Settling, Video Feedthrough, and Transients

When a switch changes state it can briefly inject a control-related transient, sometimes called video feedthrough, onto the RF line as the bias or gate voltage moves. Sensitive systems must allow the switch to settle before sampling the signal, and designers may slow the control edges or add filtering to suppress these transients. Hot switching, changing state while significant RF power is present, stresses relay contacts and can degrade reliability, so many high-power designs sequence the controls to switch only when the power is removed.

Integration and Packaging

Package parasitics limit the usable frequency range and degrade isolation, so RF switches use low-inductance surface-mount or chip-scale packages, with waveguide or precision coaxial interfaces reserved for the highest frequencies. Highly integrated front-end modules combine switches with filters, amplifiers, and matching in a single package to save board space in handsets. The choice between a discrete switch and an integrated module trades flexibility and optimum performance against size and assembly cost.

Applications

RF switches appear throughout wireless and high-frequency systems wherever signals must be routed, selected, or sequenced.

Transmit-receive switching - SPDT switches connect a shared antenna alternately to the power amplifier and the low-noise receiver in time-division systems, the most common single use of RF switches.
Multi-band cellular front ends - Multi-throw SOI switches select among many frequency bands, antennas, and filter paths in smartphones, where high linearity and integration are essential.
Phased-array and beam-steering systems - Fast switches route signals and set phase paths among array elements in radar and satellite communication antennas.
Test and measurement instruments - Switch matrices and low-loss relay switches route signals among instrument ports and devices under test, where loss and repeatability dominate the requirements.
Filter and attenuator bank selection - Switches insert or bypass filters, attenuators, and amplifiers to reconfigure a signal chain across frequency or level.
Redundancy and protection switching - Transfer switches swap in spare units and gate sensitive inputs to protect receivers from overload.

Summary

RF switches route high-frequency signals between paths while preserving the controlled impedance, low loss, high isolation, and linearity that radio systems demand. Four technologies meet these needs in different ways: PIN-diode switches handle high power with fast, current-controlled operation; FET and silicon-on-insulator switches deliver low static power, high integration, and the multi-throw complexity of modern cellular front ends; MEMS switches combine near-relay performance with semiconductor-scale size; and electromechanical relays provide the lowest loss and highest isolation at the expense of speed and finite contact life.
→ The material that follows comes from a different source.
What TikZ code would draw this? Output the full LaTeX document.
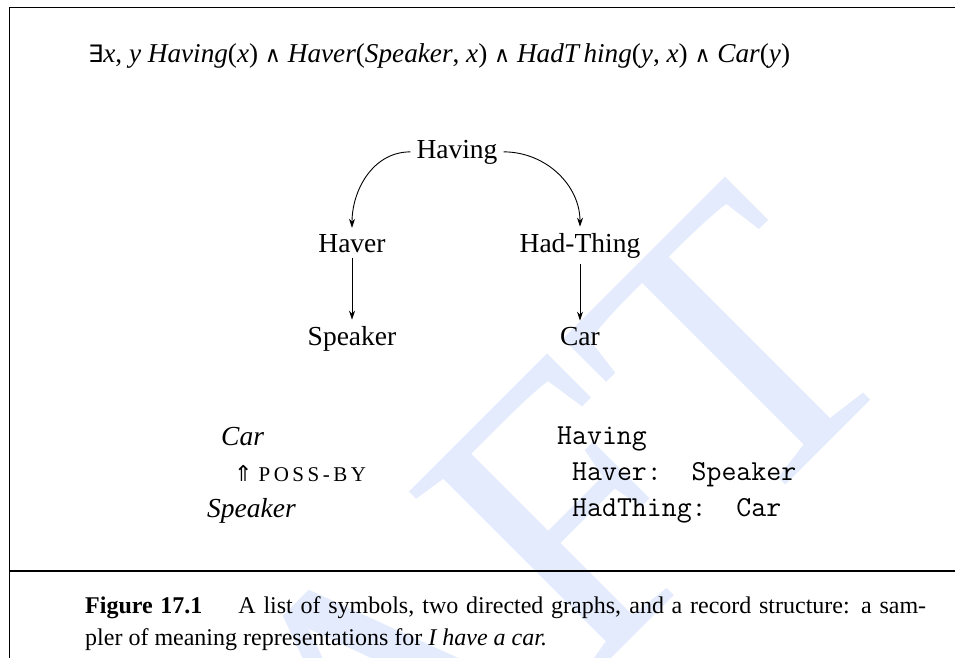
\documentclass[tikz,border=0pt]{standalone}
\usepackage{fontspec}
\setmainfont{Liberation Serif}
\newfontfamily\symfnt{DejaVu Sans}
\usetikzlibrary{arrows.meta}
\definecolor{wmblue}{RGB}{228,235,252}
\newcommand\treefont{\fontsize{27.5}{33}\selectfont}
\newcommand\formfont{\fontsize{27.2}{33}\selectfont}
\newcommand\recfont{\fontsize{29}{36}\selectfont\ttfamily}
\newcommand\capfont{\fontsize{24}{32}\selectfont}
\newcommand\wmfont{\fontsize{398}{400}\selectfont}
\newcommand\smallcapsfake{\fontsize{21}{26}\selectfont}
\newcommand\exsym{{\symfnt\fontsize{24}{30}\selectfont ∃}}
\newcommand\andsym{{\symfnt\fontsize{22}{30}\selectfont ∧}}
\begin{document}
\begin{tikzpicture}[x=1pt,y=1pt,
  lbl/.style={inner xsep=6pt, inner ysep=6pt, font=\treefont, anchor=base},
  txt/.style={inner sep=0pt, anchor=base west},
  arr/.style={-{Stealth[length=9pt,width=6pt]}, line width=0.9pt},
  frame/.style={line width=1pt}]
\useasboundingbox (0,0) rectangle (955,-658);
% watermark
\begin{scope}
\clip (0,0) rectangle (955,-658);
\node[inner sep=0pt, anchor=base east, rotate=45, font=\wmfont, text=wmblue] (wm) at (914.4,-356.2) {DRAFT};
\end{scope}
% frame
\draw[frame] (955,-8) -- (9,-8) -- (9,-658);
\draw[line width=1.5pt] (9,-571) -- (955,-571);
% formula
\node[txt, font=\formfont] (formula) at (88,-63) {\exsym\textit{x}, \textit{y} \textit{Having}(\textit{x}) \andsym\ \textit{Haver}(\textit{Speaker}, \textit{x}) \andsym\ \textit{HadT\,hing}(\textit{y}, \textit{x}) \andsym\ \textit{Car}(\textit{y})};
% directed graph
\node[lbl] (having) at (457,-158) {Having};
\node[lbl] (haver) at (352,-252) {Haver};
\node[lbl] (hadthing) at (580,-252) {Had-Thing};
\node[lbl] (speaker) at (352,-345) {Speaker};
\node[lbl] (car) at (580,-345) {Car};
\draw[arr] (having.west) to[out=180,in=90] (haver.north);
\draw[arr] (having.east) to[out=0,in=90] (hadthing.north);
\draw[arr] (haver) -- (speaker);
\draw[arr] (hadthing) -- (car);
% semantic network
\node[txt, font=\treefont] (scar) at (221,-445) {\textit{Car}};
\node[txt, font=\treefont] (poss) at (234,-481) {{\symfnt\fontsize{22}{26}\selectfont ⇑}\kern6pt{\smallcapsfake P\kern3.5pt O\kern3.5pt S\kern3.5pt S\kern3.5pt -\kern3.5pt B\kern3.5pt Y}};
\node[txt, font=\treefont] (sspeaker) at (207,-517) {\textit{Speaker}};
% record structure
\node[txt, font=\recfont] (rhaving) at (557,-444) {Having};
\node[txt, font=\recfont] (rhaver) at (572,-480) {Haver:\ \ Speaker};
\node[txt, font=\recfont] (rhad) at (572,-516) {HadThing:\ \ Car};
% caption
\node[txt, font=\capfont] (cap1) at (85,-613) {\makebox[841pt][s]{\textbf{Figure 17.1}\hspace{1.5em}A list of symbols, two directed graphs, and a record structure: a sam-}};
\node[txt, font=\capfont] (cap2) at (85,-645) {pler of meaning representations for \textit{I have a car.}};
\end{tikzpicture}
\end{document}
Configurations from SPST through multi-throw and transfer arrangements, in reflective or absorptive forms, determine how many paths a switch routes and how it behaves at its idle ports. The key parameters, insertion loss, isolation, linearity, power handling, and switching speed, stand in tension with one another, so switch selection is a matter of matching the technology and configuration to the application. With attention to impedance matching, control and bias, settling and hot-switching behavior, and packaging, RF switches form an indispensable building block of wireless communication, radar, instrumentation, and every system that must steer signals at radio and microwave frequencies.